Seorang pimpinan seharusnya mampu memotivasi anak buahnya agar berkarya lebih baik, bukan malah hobi mendemotivasi, kalau anak buahnya pada ngambek, hayo....kelabakan lah dia. Terlebih lagi sikap memarahi bawahan di depan orang banyak bisa sangat mempermalukan anak buah, sehingga pasti akan membuat anak buah sakit hati, terdemotivasi, bahkan bisa memicu tindak kekerasan jika sang anak buah punya karakter keras dan tidak terima perlakuan atasannya. Setahuku dalam konsep kepemimpinan tidak ada yang namanya kesalahan anak buah, yang ada adalah kesalahan pimpinannya tidak bisa mengkoordinir, memantau, membimbing bawahannya. Jadi jika seorang atasan selalu menyalahkan anak buahnya itu berarti membuka boroknya sendiri bahwa dia tidak becus mengurus anak buahnya.

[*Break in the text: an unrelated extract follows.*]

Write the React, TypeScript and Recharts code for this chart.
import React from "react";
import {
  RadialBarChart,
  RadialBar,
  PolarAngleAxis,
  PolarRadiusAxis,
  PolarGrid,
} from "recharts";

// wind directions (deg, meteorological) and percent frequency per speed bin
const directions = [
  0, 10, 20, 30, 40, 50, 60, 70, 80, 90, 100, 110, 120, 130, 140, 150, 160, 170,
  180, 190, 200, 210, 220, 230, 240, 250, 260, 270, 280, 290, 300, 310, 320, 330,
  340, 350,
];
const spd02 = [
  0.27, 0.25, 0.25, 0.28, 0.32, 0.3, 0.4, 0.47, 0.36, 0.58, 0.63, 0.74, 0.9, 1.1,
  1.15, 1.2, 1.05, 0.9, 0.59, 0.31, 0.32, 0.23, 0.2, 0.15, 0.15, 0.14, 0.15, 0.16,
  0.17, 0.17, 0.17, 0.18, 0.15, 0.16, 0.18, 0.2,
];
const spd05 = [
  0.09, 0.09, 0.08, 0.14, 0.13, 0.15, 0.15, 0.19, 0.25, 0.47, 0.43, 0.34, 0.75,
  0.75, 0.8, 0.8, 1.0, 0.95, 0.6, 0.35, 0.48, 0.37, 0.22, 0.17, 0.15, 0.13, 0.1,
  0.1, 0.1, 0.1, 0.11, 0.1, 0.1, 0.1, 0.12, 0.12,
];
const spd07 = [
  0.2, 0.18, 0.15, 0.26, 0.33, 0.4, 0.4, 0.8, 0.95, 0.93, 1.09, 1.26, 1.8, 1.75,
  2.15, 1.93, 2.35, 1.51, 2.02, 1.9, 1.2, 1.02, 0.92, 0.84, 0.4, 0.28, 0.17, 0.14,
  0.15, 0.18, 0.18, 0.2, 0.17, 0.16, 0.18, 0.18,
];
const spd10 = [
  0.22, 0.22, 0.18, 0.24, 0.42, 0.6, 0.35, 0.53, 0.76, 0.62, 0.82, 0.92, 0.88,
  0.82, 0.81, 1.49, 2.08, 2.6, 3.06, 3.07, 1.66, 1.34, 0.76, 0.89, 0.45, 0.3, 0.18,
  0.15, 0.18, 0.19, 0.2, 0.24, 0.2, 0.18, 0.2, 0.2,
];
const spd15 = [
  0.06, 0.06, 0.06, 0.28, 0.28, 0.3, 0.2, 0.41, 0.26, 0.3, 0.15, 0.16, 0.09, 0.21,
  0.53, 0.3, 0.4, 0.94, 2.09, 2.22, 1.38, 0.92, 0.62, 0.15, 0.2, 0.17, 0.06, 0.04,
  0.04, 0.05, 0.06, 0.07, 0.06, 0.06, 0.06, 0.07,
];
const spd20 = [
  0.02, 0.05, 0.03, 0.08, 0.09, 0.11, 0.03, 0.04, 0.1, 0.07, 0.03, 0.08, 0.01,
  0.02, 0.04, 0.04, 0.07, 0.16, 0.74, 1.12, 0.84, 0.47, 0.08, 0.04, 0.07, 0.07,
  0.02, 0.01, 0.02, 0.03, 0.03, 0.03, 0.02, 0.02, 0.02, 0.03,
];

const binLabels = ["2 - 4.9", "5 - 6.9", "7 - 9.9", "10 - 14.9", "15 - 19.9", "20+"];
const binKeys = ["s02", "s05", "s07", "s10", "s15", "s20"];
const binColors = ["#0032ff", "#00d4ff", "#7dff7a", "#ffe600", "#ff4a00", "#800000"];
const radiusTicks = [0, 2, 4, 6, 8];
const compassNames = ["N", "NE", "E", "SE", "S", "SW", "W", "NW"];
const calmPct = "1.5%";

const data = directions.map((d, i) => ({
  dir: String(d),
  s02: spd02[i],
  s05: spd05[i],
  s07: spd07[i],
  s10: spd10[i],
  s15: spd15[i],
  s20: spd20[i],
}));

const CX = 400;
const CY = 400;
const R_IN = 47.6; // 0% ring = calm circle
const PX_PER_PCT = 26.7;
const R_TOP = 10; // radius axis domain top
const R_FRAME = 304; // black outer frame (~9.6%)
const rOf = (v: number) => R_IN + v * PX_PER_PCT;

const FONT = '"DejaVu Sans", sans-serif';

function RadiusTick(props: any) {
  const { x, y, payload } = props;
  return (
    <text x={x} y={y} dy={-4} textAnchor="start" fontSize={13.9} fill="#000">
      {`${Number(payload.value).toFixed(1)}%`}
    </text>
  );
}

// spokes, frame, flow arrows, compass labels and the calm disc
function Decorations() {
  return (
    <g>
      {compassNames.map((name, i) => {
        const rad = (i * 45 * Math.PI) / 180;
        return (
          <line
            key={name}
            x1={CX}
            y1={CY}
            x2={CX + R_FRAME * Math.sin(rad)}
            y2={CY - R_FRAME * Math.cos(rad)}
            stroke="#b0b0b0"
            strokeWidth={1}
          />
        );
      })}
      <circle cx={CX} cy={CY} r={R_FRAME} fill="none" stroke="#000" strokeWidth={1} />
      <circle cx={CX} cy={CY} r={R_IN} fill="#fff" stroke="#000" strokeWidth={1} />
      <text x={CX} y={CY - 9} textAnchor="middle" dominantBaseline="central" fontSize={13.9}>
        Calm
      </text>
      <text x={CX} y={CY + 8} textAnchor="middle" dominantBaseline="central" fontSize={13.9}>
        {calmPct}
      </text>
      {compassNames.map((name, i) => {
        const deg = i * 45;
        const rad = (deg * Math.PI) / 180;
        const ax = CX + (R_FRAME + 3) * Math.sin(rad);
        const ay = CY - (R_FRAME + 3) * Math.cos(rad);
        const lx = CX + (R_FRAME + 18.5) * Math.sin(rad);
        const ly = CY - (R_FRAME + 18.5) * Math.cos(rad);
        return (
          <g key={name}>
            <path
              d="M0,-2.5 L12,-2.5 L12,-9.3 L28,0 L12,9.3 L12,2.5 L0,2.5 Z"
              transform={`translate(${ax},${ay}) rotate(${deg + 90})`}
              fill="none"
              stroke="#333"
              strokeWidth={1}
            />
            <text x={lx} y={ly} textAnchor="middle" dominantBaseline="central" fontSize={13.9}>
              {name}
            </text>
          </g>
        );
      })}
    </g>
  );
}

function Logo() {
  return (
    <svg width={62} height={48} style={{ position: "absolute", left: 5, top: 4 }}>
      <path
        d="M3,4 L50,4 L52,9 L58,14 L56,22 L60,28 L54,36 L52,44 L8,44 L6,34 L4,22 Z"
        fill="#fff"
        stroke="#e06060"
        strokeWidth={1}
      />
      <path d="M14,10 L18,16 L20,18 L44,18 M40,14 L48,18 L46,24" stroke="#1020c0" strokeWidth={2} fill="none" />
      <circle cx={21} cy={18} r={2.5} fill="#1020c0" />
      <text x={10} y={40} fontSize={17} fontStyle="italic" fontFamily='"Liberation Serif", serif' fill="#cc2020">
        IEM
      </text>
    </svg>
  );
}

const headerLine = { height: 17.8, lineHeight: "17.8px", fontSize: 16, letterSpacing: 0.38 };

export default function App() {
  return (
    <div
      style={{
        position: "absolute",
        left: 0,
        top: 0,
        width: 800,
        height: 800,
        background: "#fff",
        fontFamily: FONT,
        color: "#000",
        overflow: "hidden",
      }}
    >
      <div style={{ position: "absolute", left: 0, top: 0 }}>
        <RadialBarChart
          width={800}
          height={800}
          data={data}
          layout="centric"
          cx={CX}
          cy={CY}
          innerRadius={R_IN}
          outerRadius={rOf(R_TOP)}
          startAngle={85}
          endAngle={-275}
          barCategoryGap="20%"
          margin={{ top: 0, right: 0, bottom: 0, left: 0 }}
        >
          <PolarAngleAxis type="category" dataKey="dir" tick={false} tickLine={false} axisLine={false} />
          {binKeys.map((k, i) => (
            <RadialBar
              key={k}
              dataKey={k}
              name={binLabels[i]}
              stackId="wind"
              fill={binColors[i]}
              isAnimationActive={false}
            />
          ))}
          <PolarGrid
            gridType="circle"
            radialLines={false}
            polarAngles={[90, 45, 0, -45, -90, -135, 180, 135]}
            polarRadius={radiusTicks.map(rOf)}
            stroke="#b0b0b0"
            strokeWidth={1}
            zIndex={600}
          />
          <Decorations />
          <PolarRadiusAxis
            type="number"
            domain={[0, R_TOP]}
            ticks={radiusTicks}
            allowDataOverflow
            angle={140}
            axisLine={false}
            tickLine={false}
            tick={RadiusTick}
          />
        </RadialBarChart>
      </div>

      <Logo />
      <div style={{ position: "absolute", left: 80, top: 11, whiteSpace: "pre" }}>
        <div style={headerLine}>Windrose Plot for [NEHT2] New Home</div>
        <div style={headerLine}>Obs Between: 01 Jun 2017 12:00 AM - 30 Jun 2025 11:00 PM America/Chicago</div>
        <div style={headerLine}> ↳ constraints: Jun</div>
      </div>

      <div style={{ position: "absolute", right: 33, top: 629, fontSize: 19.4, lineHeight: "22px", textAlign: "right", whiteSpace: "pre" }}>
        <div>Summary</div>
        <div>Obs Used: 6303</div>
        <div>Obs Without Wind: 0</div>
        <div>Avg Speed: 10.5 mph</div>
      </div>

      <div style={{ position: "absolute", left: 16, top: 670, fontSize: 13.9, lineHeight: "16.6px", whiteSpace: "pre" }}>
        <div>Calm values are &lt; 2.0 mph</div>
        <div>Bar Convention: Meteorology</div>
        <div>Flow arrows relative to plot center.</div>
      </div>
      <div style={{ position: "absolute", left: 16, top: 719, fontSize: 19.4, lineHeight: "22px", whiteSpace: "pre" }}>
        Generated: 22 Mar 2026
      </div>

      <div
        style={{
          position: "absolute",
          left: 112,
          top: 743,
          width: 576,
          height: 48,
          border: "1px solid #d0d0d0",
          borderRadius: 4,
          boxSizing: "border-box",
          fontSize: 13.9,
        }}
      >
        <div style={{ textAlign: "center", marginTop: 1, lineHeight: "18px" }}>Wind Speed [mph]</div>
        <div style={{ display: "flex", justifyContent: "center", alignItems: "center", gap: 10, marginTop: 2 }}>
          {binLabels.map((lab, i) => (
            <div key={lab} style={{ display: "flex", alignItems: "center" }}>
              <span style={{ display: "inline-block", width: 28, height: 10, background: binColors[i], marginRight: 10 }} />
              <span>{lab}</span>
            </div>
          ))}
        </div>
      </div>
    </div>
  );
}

Jika ada hasil kerja anak buah yang menurut atasan belum benar, maka tidak boleh seorang atasan langsung membentak bahkan menjelek-jelekan bawahannya, yang harus dilakukan adalah dengan menuturkan dengan bahasa yang cerdas dan elegan bahwa pertama harus mengapresiasi hasil kerja bawahan, baru selanjutnya memberikan arahan dan bimbingan seperti halnya "sudah bagus hasil kerjamu itu tapi alangkah baiknya diperbaiki di bagian ini ini ini..... " dengan begitu kan bawahan merasa dihargai dan tidak terdemotivasi, dan tidak pula mendendam dengan atasannya.

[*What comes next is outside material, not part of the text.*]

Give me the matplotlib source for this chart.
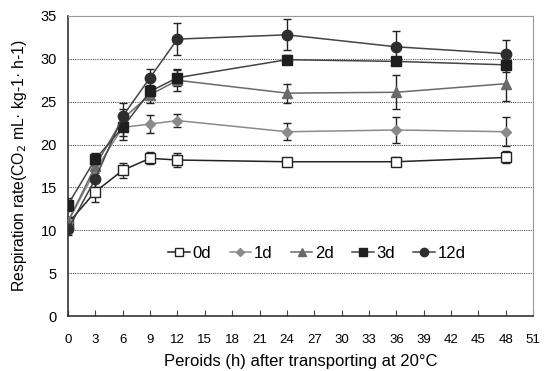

Namun dalam kasusku itu, si Bos ini sudah ikut soft skill course berkali-kali, ikut pelatihan kepribadian dari Lembaga Terkenal di Jakarta 'John Robert Power', eh kok masih gitu-gitu hasilnya, jadi kesimpulannya pembelajaran tentang soft skill baginya adalah gagal total, karena watak bawaan orok dia lebih dominan daripada sekedar teori-teori soft skill yang dia pelajari.
Memang kemampuan soft skill seseorang tidak serta merta berubah sesaat setelah dia menerima teori tentang soft skill, namun memerlukan waktu yang relatif panjang disertai niat yang kuat dari yang bersangkutan untuk berubah. Semoga saja seiring berjalannya waktu, bosku yang satu ini bisa merubah karakteristiknya yang negatif.
Bagaimana besok kalau aku jadi Bos ya....???